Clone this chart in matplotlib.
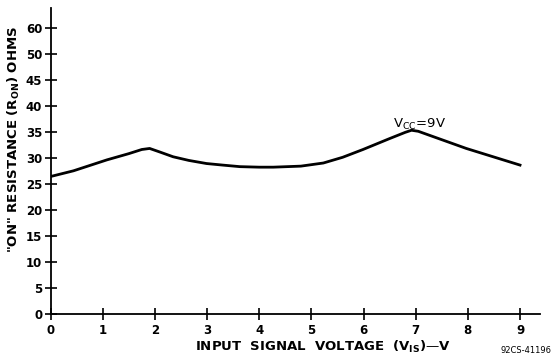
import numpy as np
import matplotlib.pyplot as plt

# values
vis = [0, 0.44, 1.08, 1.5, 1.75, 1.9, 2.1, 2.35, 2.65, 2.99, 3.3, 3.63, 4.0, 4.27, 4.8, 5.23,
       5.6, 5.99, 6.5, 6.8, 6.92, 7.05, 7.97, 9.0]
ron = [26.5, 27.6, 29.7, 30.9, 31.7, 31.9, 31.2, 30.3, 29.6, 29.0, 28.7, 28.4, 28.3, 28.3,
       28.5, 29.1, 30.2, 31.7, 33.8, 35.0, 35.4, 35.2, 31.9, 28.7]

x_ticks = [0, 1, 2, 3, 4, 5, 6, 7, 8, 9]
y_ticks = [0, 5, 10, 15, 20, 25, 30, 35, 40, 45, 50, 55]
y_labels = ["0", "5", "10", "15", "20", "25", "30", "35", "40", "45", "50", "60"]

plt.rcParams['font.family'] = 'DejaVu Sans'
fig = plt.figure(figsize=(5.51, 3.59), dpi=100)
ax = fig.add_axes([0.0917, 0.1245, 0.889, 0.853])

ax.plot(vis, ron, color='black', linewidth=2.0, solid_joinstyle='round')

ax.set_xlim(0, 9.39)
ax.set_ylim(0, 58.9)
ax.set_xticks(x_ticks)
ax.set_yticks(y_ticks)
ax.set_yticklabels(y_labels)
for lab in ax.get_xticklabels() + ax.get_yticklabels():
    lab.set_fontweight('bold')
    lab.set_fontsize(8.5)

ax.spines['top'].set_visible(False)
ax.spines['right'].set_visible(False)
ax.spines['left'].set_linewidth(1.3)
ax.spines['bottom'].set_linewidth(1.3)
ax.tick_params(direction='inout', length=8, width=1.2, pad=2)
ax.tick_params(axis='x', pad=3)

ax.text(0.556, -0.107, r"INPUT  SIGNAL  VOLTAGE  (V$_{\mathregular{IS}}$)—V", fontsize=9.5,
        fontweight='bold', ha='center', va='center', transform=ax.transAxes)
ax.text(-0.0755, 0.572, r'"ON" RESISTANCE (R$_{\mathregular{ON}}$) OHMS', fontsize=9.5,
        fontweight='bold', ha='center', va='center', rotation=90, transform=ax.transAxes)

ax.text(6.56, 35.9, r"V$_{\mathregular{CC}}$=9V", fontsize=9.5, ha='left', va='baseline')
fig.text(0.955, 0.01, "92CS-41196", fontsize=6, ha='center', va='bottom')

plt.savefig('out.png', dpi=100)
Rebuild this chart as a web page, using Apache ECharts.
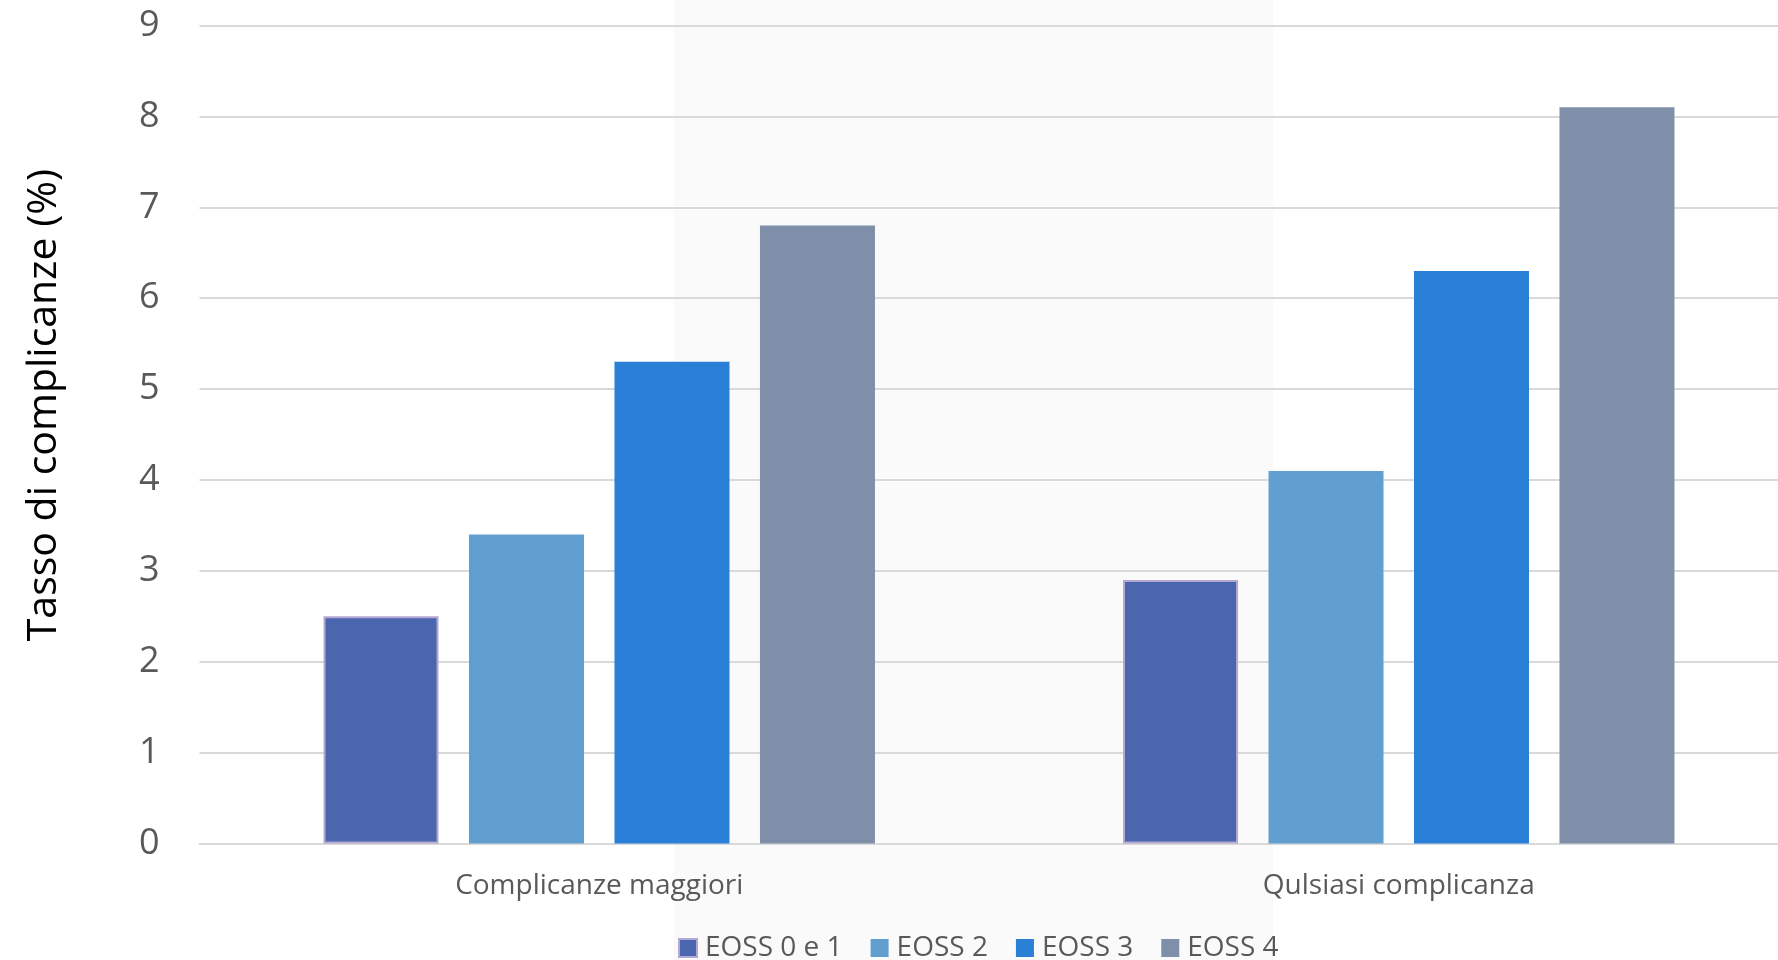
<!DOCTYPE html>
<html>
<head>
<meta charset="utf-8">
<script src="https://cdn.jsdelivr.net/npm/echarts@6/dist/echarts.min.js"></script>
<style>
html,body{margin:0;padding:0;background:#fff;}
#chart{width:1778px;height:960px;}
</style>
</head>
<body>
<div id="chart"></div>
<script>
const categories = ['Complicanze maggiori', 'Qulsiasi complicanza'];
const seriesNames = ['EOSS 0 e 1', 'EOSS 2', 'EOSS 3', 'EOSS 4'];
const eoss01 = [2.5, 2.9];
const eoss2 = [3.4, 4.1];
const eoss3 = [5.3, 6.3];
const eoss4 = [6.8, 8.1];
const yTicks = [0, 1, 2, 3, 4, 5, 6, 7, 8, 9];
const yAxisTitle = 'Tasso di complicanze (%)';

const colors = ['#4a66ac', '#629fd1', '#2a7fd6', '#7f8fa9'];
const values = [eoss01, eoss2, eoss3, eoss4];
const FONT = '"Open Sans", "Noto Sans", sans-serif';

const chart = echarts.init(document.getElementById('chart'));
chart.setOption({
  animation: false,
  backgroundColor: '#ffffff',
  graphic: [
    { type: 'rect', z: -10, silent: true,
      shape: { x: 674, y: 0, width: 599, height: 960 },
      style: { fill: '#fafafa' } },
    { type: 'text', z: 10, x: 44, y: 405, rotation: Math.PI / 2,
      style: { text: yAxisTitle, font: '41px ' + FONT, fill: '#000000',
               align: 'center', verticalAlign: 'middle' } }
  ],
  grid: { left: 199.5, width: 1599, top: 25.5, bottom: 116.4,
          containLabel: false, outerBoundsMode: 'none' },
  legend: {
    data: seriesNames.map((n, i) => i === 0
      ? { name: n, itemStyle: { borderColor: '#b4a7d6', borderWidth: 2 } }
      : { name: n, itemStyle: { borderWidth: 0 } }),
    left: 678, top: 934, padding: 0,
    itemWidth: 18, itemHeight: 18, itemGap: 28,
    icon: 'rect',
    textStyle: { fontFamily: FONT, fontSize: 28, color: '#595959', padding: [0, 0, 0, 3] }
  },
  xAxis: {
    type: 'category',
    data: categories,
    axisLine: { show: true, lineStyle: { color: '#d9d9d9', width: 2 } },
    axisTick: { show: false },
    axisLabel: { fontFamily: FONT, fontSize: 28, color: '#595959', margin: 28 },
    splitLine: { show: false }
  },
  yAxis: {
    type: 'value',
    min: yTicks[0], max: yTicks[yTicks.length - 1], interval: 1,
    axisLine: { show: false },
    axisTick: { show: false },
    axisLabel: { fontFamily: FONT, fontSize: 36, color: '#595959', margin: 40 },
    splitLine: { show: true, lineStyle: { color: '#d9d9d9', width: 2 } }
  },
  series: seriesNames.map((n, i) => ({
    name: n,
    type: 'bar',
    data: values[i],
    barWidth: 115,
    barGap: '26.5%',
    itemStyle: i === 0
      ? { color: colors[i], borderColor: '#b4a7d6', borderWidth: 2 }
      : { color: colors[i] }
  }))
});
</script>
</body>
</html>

> [The task] Reproduce the full listing above verbatim, with no pictures included.

> [Completed task]
Clone this chart in matplotlib.
import numpy as np
import matplotlib.pyplot as plt

# values
vis = [0, 0.44, 1.08, 1.5, 1.75, 1.9, 2.1, 2.35, 2.65, 2.99, 3.3, 3.63, 4.0, 4.27, 4.8, 5.23,
       5.6, 5.99, 6.5, 6.8, 6.92, 7.05, 7.97, 9.0]
ron = [26.5, 27.6, 29.7, 30.9, 31.7, 31.9, 31.2, 30.3, 29.6, 29.0, 28.7, 28.4, 28.3, 28.3,
       28.5, 29.1, 30.2, 31.7, 33.8, 35.0, 35.4, 35.2, 31.9, 28.7]

x_ticks = [0, 1, 2, 3, 4, 5, 6, 7, 8, 9]
y_ticks = [0, 5, 10, 15, 20, 25, 30, 35, 40, 45, 50, 55]
y_labels = ["0", "5", "10", "15", "20", "25", "30", "35", "40", "45", "50", "60"]

plt.rcParams['font.family'] = 'DejaVu Sans'
fig = plt.figure(figsize=(5.51, 3.59), dpi=100)
ax = fig.add_axes([0.0917, 0.1245, 0.889, 0.853])

ax.plot(vis, ron, color='black', linewidth=2.0, solid_joinstyle='round')

ax.set_xlim(0, 9.39)
ax.set_ylim(0, 58.9)
ax.set_xticks(x_ticks)
ax.set_yticks(y_ticks)
ax.set_yticklabels(y_labels)
for lab in ax.get_xticklabels() + ax.get_yticklabels():
    lab.set_fontweight('bold')
    lab.set_fontsize(8.5)

ax.spines['top'].set_visible(False)
ax.spines['right'].set_visible(False)
ax.spines['left'].set_linewidth(1.3)
ax.spines['bottom'].set_linewidth(1.3)
ax.tick_params(direction='inout', length=8, width=1.2, pad=2)
ax.tick_params(axis='x', pad=3)

ax.text(0.556, -0.107, r"INPUT  SIGNAL  VOLTAGE  (V$_{\mathregular{IS}}$)—V", fontsize=9.5,
        fontweight='bold', ha='center', va='center', transform=ax.transAxes)
ax.text(-0.0755, 0.572, r'"ON" RESISTANCE (R$_{\mathregular{ON}}$) OHMS', fontsize=9.5,
        fontweight='bold', ha='center', va='center', rotation=90, transform=ax.transAxes)

ax.text(6.56, 35.9, r"V$_{\mathregular{CC}}$=9V", fontsize=9.5, ha='left', va='baseline')
fig.text(0.955, 0.01, "92CS-41196", fontsize=6, ha='center', va='bottom')

plt.savefig('out.png', dpi=100)
Rebuild this chart as a web page, using Apache ECharts.
<!DOCTYPE html>
<html>
<head>
<meta charset="utf-8">
<script src="https://cdn.jsdelivr.net/npm/echarts@6/dist/echarts.min.js"></script>
<style>
html,body{margin:0;padding:0;background:#fff;}
#chart{width:1778px;height:960px;}
</style>
</head>
<body>
<div id="chart"></div>
<script>
const categories = ['Complicanze maggiori', 'Qulsiasi complicanza'];
const seriesNames = ['EOSS 0 e 1', 'EOSS 2', 'EOSS 3', 'EOSS 4'];
const eoss01 = [2.5, 2.9];
const eoss2 = [3.4, 4.1];
const eoss3 = [5.3, 6.3];
const eoss4 = [6.8, 8.1];
const yTicks = [0, 1, 2, 3, 4, 5, 6, 7, 8, 9];
const yAxisTitle = 'Tasso di complicanze (%)';

const colors = ['#4a66ac', '#629fd1', '#2a7fd6', '#7f8fa9'];
const values = [eoss01, eoss2, eoss3, eoss4];
const FONT = '"Open Sans", "Noto Sans", sans-serif';

const chart = echarts.init(document.getElementById('chart'));
chart.setOption({
  animation: false,
  backgroundColor: '#ffffff',
  graphic: [
    { type: 'rect', z: -10, silent: true,
      shape: { x: 674, y: 0, width: 599, height: 960 },
      style: { fill: '#fafafa' } },
    { type: 'text', z: 10, x: 44, y: 405, rotation: Math.PI / 2,
      style: { text: yAxisTitle, font: '41px ' + FONT, fill: '#000000',
               align: 'center', verticalAlign: 'middle' } }
  ],
  grid: { left: 199.5, width: 1599, top: 25.5, bottom: 116.4,
          containLabel: false, outerBoundsMode: 'none' },
  legend: {
    data: seriesNames.map((n, i) => i === 0
      ? { name: n, itemStyle: { borderColor: '#b4a7d6', borderWidth: 2 } }
      : { name: n, itemStyle: { borderWidth: 0 } }),
    left: 678, top: 934, padding: 0,
    itemWidth: 18, itemHeight: 18, itemGap: 28,
    icon: 'rect',
    textStyle: { fontFamily: FONT, fontSize: 28, color: '#595959', padding: [0, 0, 0, 3] }
  },
  xAxis: {
    type: 'category',
    data: categories,
    axisLine: { show: true, lineStyle: { color: '#d9d9d9', width: 2 } },
    axisTick: { show: false },
    axisLabel: { fontFamily: FONT, fontSize: 28, color: '#595959', margin: 28 },
    splitLine: { show: false }
  },
  yAxis: {
    type: 'value',
    min: yTicks[0], max: yTicks[yTicks.length - 1], interval: 1,
    axisLine: { show: false },
    axisTick: { show: false },
    axisLabel: { fontFamily: FONT, fontSize: 36, color: '#595959', margin: 40 },
    splitLine: { show: true, lineStyle: { color: '#d9d9d9', width: 2 } }
  },
  series: seriesNames.map((n, i) => ({
    name: n,
    type: 'bar',
    data: values[i],
    barWidth: 115,
    barGap: '26.5%',
    itemStyle: i === 0
      ? { color: colors[i], borderColor: '#b4a7d6', borderWidth: 2 }
      : { color: colors[i] }
  }))
});
</script>
</body>
</html>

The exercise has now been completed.